I just wanted to let you know that I've started a new blog called, "Sahmbie Chronicles." You can visit by going HERE.
What is a "sahmbie" you ask? Well, I came up with that word one day while I was out driving and reflecting on how I felt inside...dead, no energy, uninterested, lifeless...like a zombie. I was thinking that as a stay-at-home-mom (SAHM) , I should really be feeling happy, energetic and alive because being able to stay home with my baby is a gift and all the time I have at home could be used to do all the things I've always wanted to do...like make me a better person.
Anyway, the word "sahmbie" popped into my head and it perfectly described how I felt...like a mom zombie! That was 5 or 6 months ago. I haven't done anything to get out of "sahmbie" mode, but that's all about to change.
My new blog will be my online journal that chronicles my (hopeful) transformation from a "sahmbie" to the woman I want to be...that Proverbs 31 woman...now you know she aint no "sahmbie!"

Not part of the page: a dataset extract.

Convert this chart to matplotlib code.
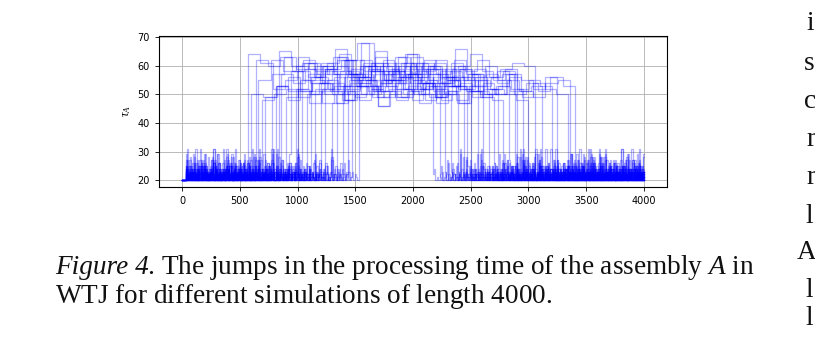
import matplotlib.pyplot as plt
from matplotlib.patches import Rectangle
import numpy as np

plt.rcParams['mathtext.fontset'] = 'custom'
plt.rcParams['mathtext.rm'] = 'Liberation Serif'
plt.rcParams['mathtext.it'] = 'Liberation Serif:italic'

# time of the jump up / jump back down for each simulation
t_up = [570, 600, 640, 660, 690, 780, 810, 840, 900, 940, 990, 1040, 1080,
        1120, 1200, 1240, 1300, 1340, 1390, 1440, 1470, 1530, 720, 1000, 1150, 860]
t_down = [2280, 2170, 2950, 2500, 3000, 2440, 3360, 2610, 2700, 3250, 2330, 2830, 3120,
          2560, 3400, 2390, 2780, 3060, 2660, 3340, 2900, 2740, 3200, 2230, 2470, 2880]

# processing time levels while in the high regime
high_levels = [
    [64, 61, 52, 55, 58, 54, 60, 57, 53, 56, 59, 55, 52, 57, 54, 51],
    [50, 49, 53, 48, 51, 55, 50, 47, 52, 54, 49, 51, 48, 53, 50],
    [62, 60, 63, 58, 61, 57, 59, 62, 56, 60, 58, 55, 61, 57, 59, 54, 58, 56, 53, 57, 55, 52],
    [55, 62, 58, 60, 56, 59, 63, 57, 54, 58, 61, 55, 57, 60, 53, 56, 52],
    [48, 50, 52, 49, 51, 47, 53, 50, 48, 52, 55, 49, 51, 47, 50, 53, 48, 51, 49, 52, 50, 48],
    [57, 63, 59, 61, 55, 58, 62, 56, 60, 54, 59, 57, 61, 55, 58, 53],
    [53, 56, 51, 54, 58, 52, 55, 50, 57, 53, 56, 51, 54, 49, 55, 52, 57, 50, 53, 56, 51, 49, 54, 55],
    [65, 60, 62, 58, 61, 64, 57, 60, 63, 59, 56, 61, 58, 62, 55, 59, 57],
    [49, 52, 47, 51, 54, 48, 50, 53, 46, 51, 49, 55, 48, 52, 50, 47, 51, 49],
    [58, 55, 60, 57, 53, 59, 56, 61, 54, 58, 55, 62, 57, 53, 59, 56, 60, 54, 57, 55, 52, 56],
    [52, 57, 54, 50, 56, 53, 59, 51, 55, 52, 58, 54, 50],
    [61, 56, 59, 63, 57, 60, 55, 62, 58, 64, 56, 60, 57, 61, 55, 59, 56, 58],
    [50, 54, 51, 48, 53, 55, 49, 52, 56, 50, 53, 47, 51, 54, 49, 52, 50, 55, 51, 53],
    [56, 60, 66, 58, 55, 61, 57, 63, 59, 54, 60, 56, 62, 57],
    [54, 51, 57, 53, 50, 55, 58, 52, 54, 49, 56, 53, 51, 55, 52, 57, 50, 54, 51, 56, 53],
    [59, 62, 57, 68, 60, 58, 63, 56, 61, 59, 55],
    [47, 51, 49, 53, 46, 50, 52, 48, 54, 49, 51, 47, 53, 50, 48],
    [60, 56, 62, 58, 55, 61, 64, 57, 59, 54, 60, 58, 62, 56, 59, 61, 60],
    [53, 57, 55, 51, 58, 54, 60, 52, 56, 53, 66, 55, 51],
    [51, 55, 52, 49, 54, 57, 50, 53, 48, 56, 52, 55, 50, 53, 51, 49, 54, 52, 50],
    [62, 58, 65, 60, 57, 63, 59, 61, 56, 60, 64, 58, 55, 59],
    [56, 53, 58, 55, 60, 52, 57, 54, 59, 53, 56, 52],
    [49, 53, 51, 55, 50, 52, 56, 48, 53, 51, 54, 57, 50, 52, 55, 49, 53, 56, 51, 54, 50, 57, 52, 55, 53],
    [63, 59, 61, 57, 62, 68, 58, 60, 56, 61, 59, 57],
    [52, 55, 50, 54, 57, 51, 53, 49, 56, 52, 54, 50, 53],
    [57, 54, 59, 56, 52, 58, 55, 61, 53, 57, 60, 54, 56, 52, 59, 55, 57, 53, 56, 58],
]

# processing time levels while in the low regime
low_levels = [
    [20, 22, 21, 24, 20, 21, 23, 20, 26, 22, 20, 21, 23, 20, 22, 25, 20, 21, 22, 20,
     24, 20, 21, 22, 27, 20, 21, 23, 20, 22, 21, 20, 24, 22, 20, 21, 29, 20, 22, 21,
     20, 23, 21, 20, 25, 22, 20, 21],
    [21, 20, 23, 20, 22, 24, 20, 21, 20, 22, 25, 20, 21, 23, 20, 22, 20, 21, 26, 20,
     22, 21, 20, 23, 20, 21, 28, 20, 22, 21, 20, 24, 21, 20, 22, 20, 23, 21, 20, 22,
     25, 20, 21, 20, 22, 23, 20, 21, 24, 20, 21],
    [20, 21, 22, 20, 24, 21, 20, 22, 20, 23, 21, 20, 25, 20, 22, 21, 20, 23, 20, 21,
     22, 27, 20, 21, 20, 24, 22, 20, 21, 20, 23, 31, 20, 21, 22, 20, 24, 21, 20, 22,
     20, 21, 26, 20, 22, 20, 23],
]
low_step = [10, 12, 14, 11, 13]

x_ticks = [0, 500, 1000, 1500, 2000, 2500, 3000, 3500, 4000]
y_ticks = [20, 30, 40, 50, 60, 70]
T_END = 4000


def build_trace(i):
    low = low_levels[i % 3]
    dt = low_step[i % 5]
    k = (i * 7) % len(low)
    xs, ys = [0], [20]
    t = 30
    while t < t_up[i]:
        xs.append(t)
        ys.append(low[k % len(low)])
        k += 1
        t += dt
    hi = high_levels[i]
    edges = np.linspace(t_up[i], t_down[i], len(hi) + 1)
    xs += list(edges[:-1])
    ys += hi
    t = t_down[i]
    while t < T_END:
        xs.append(t)
        ys.append(low[k % len(low)])
        k += 1
        t += dt
    xs.append(T_END)
    ys.append(ys[-1])
    return xs, ys


fig = plt.figure(figsize=(8.15, 3.41), dpi=100)
ax = fig.add_axes([0.1951, 0.4516, 0.6233, 0.4428])

for i in range(len(t_up)):
    xs, ys = build_trace(i)
    ax.step(xs, ys, where='post', color='blue', alpha=0.3, linewidth=0.9)

ax.set_xticks(x_ticks)
ax.set_yticks(y_ticks)
ax.tick_params(labelsize=7, length=3, width=0.6)
ax.grid(True, color='#b0b0b0', linewidth=0.6)
ax.set_axisbelow(True)
for s in ax.spines.values():
    s.set_linewidth(0.8)
ax.set_ylabel(r'$\tau_A$', fontsize=9, labelpad=3)
ax.set_xlabel(r'$t$', fontsize=8, labelpad=2)

# the figure was cropped just under the top of the x label
fig.add_artist(Rectangle((0, 0), 1, 1 - 209 / 341, transform=fig.transFigure,
                         facecolor='white', edgecolor='none', zorder=5))

cap = dict(fontsize=19.6, family='Liberation Serif', color='#111111', zorder=6)
fig.canvas.draw()
r = fig.canvas.get_renderer()
lead = fig.text(55 / 815, 1 - 274 / 341, 'Figure 4.', style='italic',
                ha='left', va='baseline', **cap)
w = lead.get_window_extent(r).width
fig.text((55 + w + 5) / 815, 1 - 274 / 341,
         r'The jumps in the processing time of the assembly $A$ in',
         ha='left', va='baseline', **cap)
fig.text(55 / 815, 1 - 303 / 341,
         r'WTJ for different simulations of length $4000$.',
         ha='left', va='baseline', **cap)

# text from the neighbouring column, cut by the page crop
side = ['i', 's', 'c', 'r', 'r', 'l', 'A', 'l', 'l']
side_y = [30, 70, 108, 146, 184, 223, 259, 297, 325]
side_x = [806, 804, 804, 806, 806, 806, 797, 806, 806]
for ch, x, y in zip(side, side_x, side_y):
    fig.text(x / 815, 1 - y / 341, ch, ha='left', va='baseline', **cap)

fig.savefig('out.png', dpi=100)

I'm setting a lot of goals, long term and short term and am giving myself a year to do all this...starting Jan 1. Yes, it may just sound like another attempt at a new year's resolution, quite honestly I've been thinking the same thing. But by writing the blog, I figure I'll be more accountable...will ya'll help keep me accountable? Truthfully, I don't think I can take another failure. I've tried to change so many times, but just feel like I hit a brick wall every time. But I really can't live like this anymore...writing about it in this blog is my last ditch effort.
Please go on over there and read more. Today's post (the first one) is all about the ugly truth. I have to get honest if I ever want to change, right? Even if it is really scary.
And if you feel so inclined, please follow me. It will be easier for me to be accountable if I know folks are actually keeping up with me.
As for "Happily Home," I will continue to blog about my family, my home, and all the other random stuff I talk about...it's not going anywhere.